社員がミスをした時の損害賠償は?
今回は「社員がミスをした時の損害賠償は?」をお伝えします。
先日、ある運送会社の社長から質問を頂きました。
「社員が居眠り運転で接触事故を起こしました。そして、会社のトラックと積んだ荷物が壊れてしまいました。被害額は数百万円です。この場合は、社員に損害賠償をしてもらえるのでしょうか?」
さあ、これはどうなるのでしょうか。
社員への損害賠償は、労働基準法で次のように決められています。
「損害賠償の額を事前に設定してはならない」「違約金を支払う約束をしても無効」
具体例を挙げると、
○遅刻、無断欠勤したら、罰金○○円を払う
○不注意により不良品を出したら損害賠償として○○円を負担する
というような場合は【無効】となります。
労働基準法でこのように決めているのは、こんな理由からです。
○単なるミスに対して、予め決められた損害賠償を負うことは社員にとって不利
○社員が損害賠償を負う = 金銭的な拘束、それが給与天引きという形になれば、一定の労働期間の拘束を受ける
この2つの理由が大きいのです。
ここでポイントとなるのは、「予め損害賠償の額を設定してはならない」ということです。

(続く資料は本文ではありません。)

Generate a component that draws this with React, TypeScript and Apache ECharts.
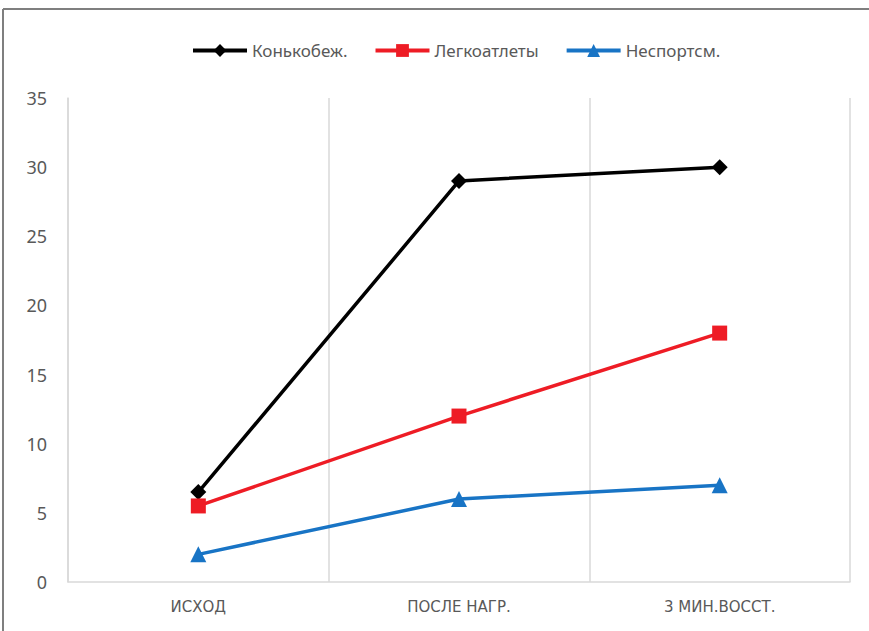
import React, { useEffect, useRef } from "react";
import * as echarts from "echarts";

const categories = ["ИСХОД", "ПОСЛЕ НАГР.", "3 МИН.ВОССТ."];
const skaters = [6.5, 29, 30];
const athletes = [5.5, 12, 18];
const nonSport = [2, 6, 7];
const seriesNames = ["Конькобеж.", "Легкоатлеты", "Неспортсм."];

export default function App() {
  const ref = useRef<HTMLDivElement>(null);
  useEffect(() => {
    const chart = echarts.init(ref.current!, null, { renderer: "svg" });
    const mk = (name: string, data: number[], color: string, symbol: string, size: number) => ({
      name,
      type: "line",
      data,
      symbol,
      symbolSize: size,
      lineStyle: { color, width: 3.5 },
      itemStyle: { color },
      z: 3,
    });
    chart.setOption({
      animation: false,
      backgroundColor: "#ffffff",
      graphic: [
        { type: "line", shape: { x1: 3, y1: 9, x2: 869, y2: 9 }, style: { stroke: "#7f7f7f", lineWidth: 2 } },
        { type: "line", shape: { x1: 3, y1: 9, x2: 3, y2: 631 }, style: { stroke: "#7f7f7f", lineWidth: 2 } },
      ],
      legend: {
        top: 37,
        left: 186,
        itemWidth: 54,
        itemHeight: 16,
        itemGap: 26,
        lineStyle: { width: 4 },
        textStyle: { fontFamily: "Noto Sans", fontSize: 17, color: "#595959" },
        data: seriesNames,
      },
      grid: { left: 68, right: 19, top: 98, bottom: 49, containLabel: false },
      xAxis: {
        type: "category",
        data: categories,
        boundaryGap: true,
        axisLine: { lineStyle: { color: "#d9d9d9", width: 1.5 } },
        axisTick: { show: false },
        splitLine: { show: true, lineStyle: { color: "#d9d9d9", width: 1.5 } },
        axisLabel: { color: "#595959", fontFamily: "DejaVu Sans", fontSize: 15, margin: 17 },
      },
      yAxis: {
        type: "value",
        min: 0,
        max: 35,
        interval: 5,
        axisLine: { show: true, lineStyle: { color: "#d9d9d9", width: 1.5 } },
        axisTick: { show: false },
        splitLine: { show: false },
        axisLabel: { color: "#595959", fontFamily: "Noto Sans", fontSize: 18, margin: 21 },
      },
      series: [
        mk(seriesNames[0], skaters, "#000000", "diamond", 16),
        mk(seriesNames[1], athletes, "#ee1c25", "rect", 15),
        mk(seriesNames[2], nonSport, "#1874c5", "triangle", 16),
      ],
    });
    return () => chart.dispose();
  }, []);
  return (
    <div
      ref={ref}
      style={{ position: "fixed", left: 0, top: 0, width: 869, height: 631 }}
    />
  );
}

だから、損害賠償【そのもの】を禁止していないのです。
実際に、損害賠償を請求するケースもあるのです。
しかし、社員に全額を負担させることはできません。
なぜなら、原因の一部が会社にも【必ず】あるからです。
例えば、
○過重労働だった
○社員のミス防止に十分な予防、配慮をしていたか
○ミスが起きた場合、被害を最小限に抑える対策をしたか
などの【会社側の理由】があるのです。
一般的に、業務上の交通事故は、社員に過失があれば、2割程度の損害賠償額です。
これは裁判の結果も同様です。
しかし、飲酒運転などの悪質な場合は違います。
7割程度の負担を社員に命じた判例もあります。
以下、具体的な過去の事例です。
○飲酒運転で死傷事故、積載物も破損(1971年、大阪地裁)
→社員負担70%
→会社管理のずさんさも問われた
○宝石の入ったかばんを置いて作業し、盗難(1994年、東京地裁)
→社員負担50%
○安全運転を怠りスリップ、トンネルに衝突(2001年大阪地裁)
→社員負担5%
→会社の安全指導に問題ありと指摘された
このようになっています。
冒頭のご質問の事故の場合、連日の深夜勤務が続いていました。
だから、会社の管理や安全教育にも問題があります。
裁判等になれば、会社の責任が大きく問われるでしょう。
結果、数%の損害賠償が妥当と考えられます。
ということは、会社の被害額が数百万円でも、社員の負担額は数万円~数十万円になるのです。